Defendant, Belton Richard, was traveling north on Louisiana Highway 31 and intended to execute a left turn at the intersecting blacktopped parish road. Plaintiffs’ insured, Maurice Kidder, was following defendant. Immediately before the accident, the vehicles had traversed a detour road, necessary for construction of an I — 10 overpass. The vehicles had re-entered the main portion of. Louisiana Highway 31 when plaintiff began his passing maneuver. About the time the plaintiff’s vehicle reached the point even with that of the ve-*374hiele driven by defendant, defendant attempted to execute a left turn and the collision ensued. Plaintiff testified that the intersection was not visible to him at the time he began his passing maneuver. No warning signs of an intersection had been erected by the State Department of Highways nor was there a solid yellow line on the highway prohibiting passing. Plaintiff stated he at no time saw a signal from the defendant indicating a left turn. Defendant testified he checked his rear-view mirror prior to the time he executed the turn, but not immediately before he began executing the turn. Defendant also stated he engaged his signal light approximately 15 feet from the intersection.

It was stipulated that: (1) damages of plaintiff amounted to $554.05; (2) no police report was made at the scene of the accident or thereafter; (3) the subrogee had made payment of $454.05 to its insured; and (4) that the additional $100 was claimed by the insured.

The appellant assigns as error the failure of the trial court to find plaintiff negligent in passing at an intersection. Defendant relies heavily upon the fact that plaintiff violated LSA-R.S. 32:76 in attempting to pass another vehicle within 100 feet of an intersection. LSA-R.S. 32:76, subd. A(2) provides:

“No vehicle shall at any time be driven to the left side of the highway under the following conditions:
“(2) when approaching within one hundred feet of or traversing any intersection or railroad grade crossing;”

The appellant argues that the violation of this statute renders plaintiff negligent per se. The Supreme Court, however, in Webre v. Phoenix Assurance Company of New York, 273 So.2d 30 (La.1973) rejected the terminology “negligence per se”.

The proper approach in determining civil responsibility, or in this case the contributory negligence of plaintiff, is that enunciated in Laird v. Travelers Insurance Company, 263 La. 199, 267 So.2d 714 (1972). Under this approach, we must first determine whether the violation of the statute, herein LSA-R.S. 32:76 was a cause-in-fact of the accident.

The violation of the statute by plaintiff was a substantial factor without which the accident would not have occurred. Plaintiffs act, therefore, was a cause-in-fact of the collision. The fact that plaintiff violated the statute and was a cause-in-fact of the collision does not render him contribu-torily negligent, however. In addition to the criminal violation, we must determine whether the act was the legal cause of the collision. In order to determine whether the violation is a legal cause establishing contributory negligence, the purpose of the statute must be examined and the duty-risk relationship considered under the facts of this case. Laird, supra.

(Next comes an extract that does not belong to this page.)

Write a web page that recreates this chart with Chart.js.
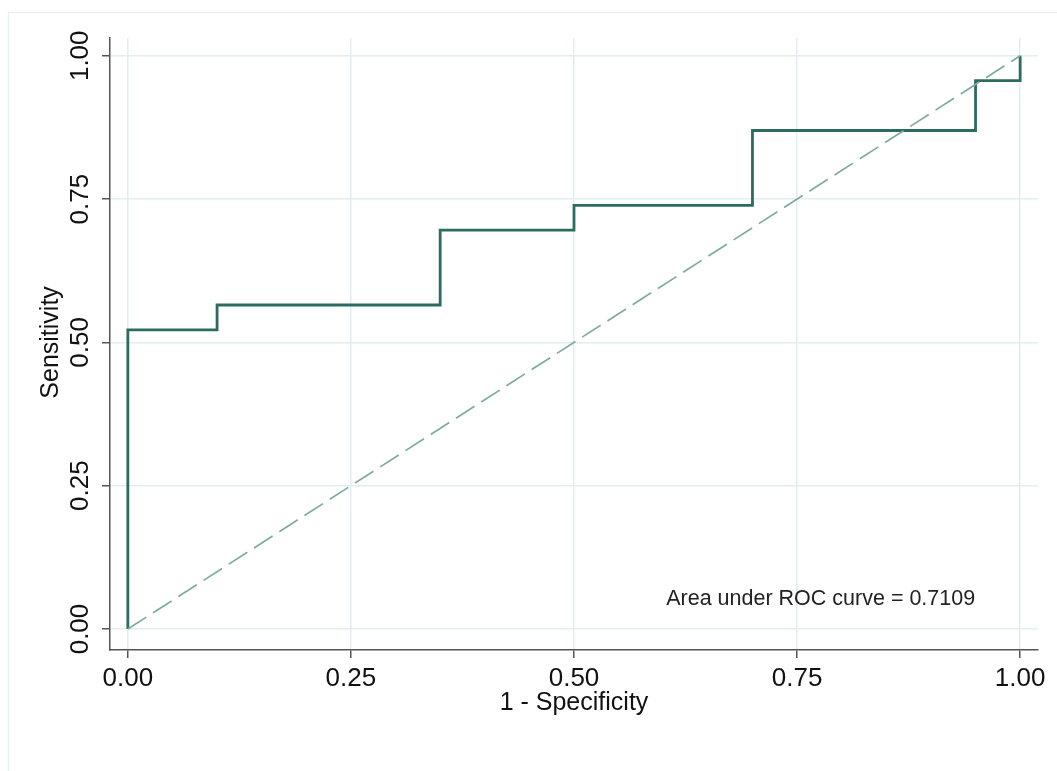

We look to the statute as a guideline for fixing civil responsibility. Criminal statutes do not set the rule for civil liability. Pierre v. Allstate Insurance Company, 257 La. 471, 242 So.2d 821 (1971); Laird v. Travelers Insurance Company, supra. Clearly, the statute in this case was designed to protect motorists from the danger of collisions occurring in the manner in which this one did. The risk, however, in this case was not within the ambit of the duty imposed upon plaintiff.

We reached this determination under the following pertinent facts. The intersection was unmarked and not readily visible. The accident occurred at night. The defendant admitted that he did not engage his signal light until approximately 15 feet before the intersection. Defendant also admitted he did not check the rear of his vehicle immediately before he executed his left turn. These factors indicate to us the trial judge was correct in finding the legal cartse of the collision was the act of the defendant in executing a left turn maneuver at a time when it was unsafe for him to do so.

*375For the reasons assigned, the judgment of the trial court is affirmed. All costs of this appeal are to be paid by the appellant.

Affirmed.

HOOD, J., concurs in the result.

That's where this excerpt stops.